Como se vê, a receita fiscal diminuiu apenas 2% do PIB em 2008 e 0,6% em 2009. Mas a divida aumento cerca de 20% do PIB em 2008 e quase outros 20% do PIB em 2009. A queda do PIB (cerca de 9% em 2008 e cerca de 3% em 2009) explicam em parte o aumento da divida em relação ao PIB. Mas isto não significa aumento de endividamento, significa apenas que a divida representa uma % maior do PIB. No caso de Portugal e da Grécia esta variação da base explica a maior parte do aumento do indicador. Mas no caso Irlanda, existe ainda uma grande discrepância. Porque será, já vimos que não foi pela quebra da receita fiscal?

João Aleluia disse...

A reposta está aqui (despesa em % do PIB, fonte eurostat):

Gov Exp Ireland
2000 31,3
2001 33,2
2002 33,5
2003 33,2
2004 33,5
2005 33,9
2006 34,4
2007 36,6
2008 42,0
2009 48,4

Como já tínhamos visto, a receita fiscal diminui 2% do PIB em 2008 e 0,6% em 2009, mas a despesa governamental subiu 5,4% do PIB em 2008 e 6,4% em 2009. Isto significa que o buraco orçamental aumentou 7,4% do PIB em 2008 e mais 7% em 2009. Como está bem patente nos números, foi por causa do governo e não por causa da crise que as contas Irlandesas se deterioraram.
Mais interessante ainda é consideramos o porquê deste aumento da despesa. Provavelmente este deve-se ao facto de os políticos irlandeses partilharem das ideias do João Rodrigues, de que se estamos em recessão devemos implementar politicas expansionistas cegas e gastar muito dinheiro para a economia crescer pelo consumo. E como seria de esperar o resultado está à vista. A Irlanda não conseguiu sair da crise, por mais dinheiro que gastasse, mas conseguiu sem duvida colocar o pais numa situação de quase insolvência que será paga e sofrida pelas gerações futuras.
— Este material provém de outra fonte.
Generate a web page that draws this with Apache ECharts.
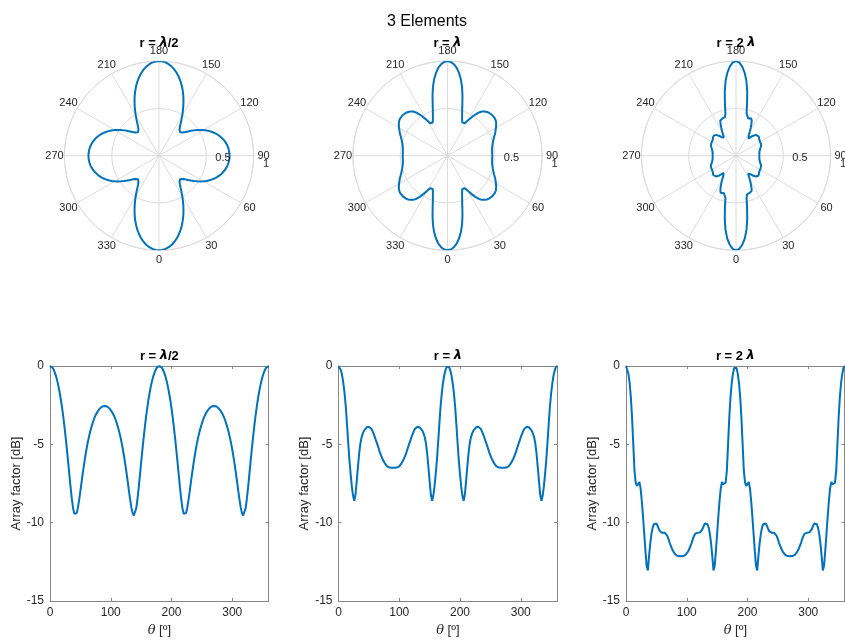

5."Por muito que isso custe a quem cai no último escalão do IRS."

A esses não custa nada, porque esses não pagam impostos.

Quanto aos exemplos nórdicos, não me importava de pagar uma carga fiscal superior a 40% se tivesse educação de qualidade gratuita, saúde de qualidade gratuita, um sistema de justiça que garante os meus direitos e não dificulta a minha pessoal e profissional, etc...

Não é justificável pagar o nível de impostos que a classe media (cada vez mais em vias de extinção) paga actualmente quando vivemos num estado falhado.

6. "É que os empresários não têm alternativa. Têm mesmo de ser bons."

Que disparate. Os países nórdicos são muito mais avançados que nós em todos os aspectos e têm geram muito mais incentivos à inovação e a concorrência no sector privado do que os PIIGS. Mas não são de modo algum economias isentas de subsidio-dependência, de corrupção e de proteccionismos abusivos de algumas empresas e industrias.
Os empresários de lá têm de ser melhores que os Portugueses, daí até terem que ser bons vai uma grande diferença.

Zé Inácio disse...

Só agora li. Mas quando ouço ou vejo um "facho" como o Leite Campos a falar em estado totalitário só me posso rir. Mas essses gajos por acaso pensam que a gente não lhes conhece a "Ficha"?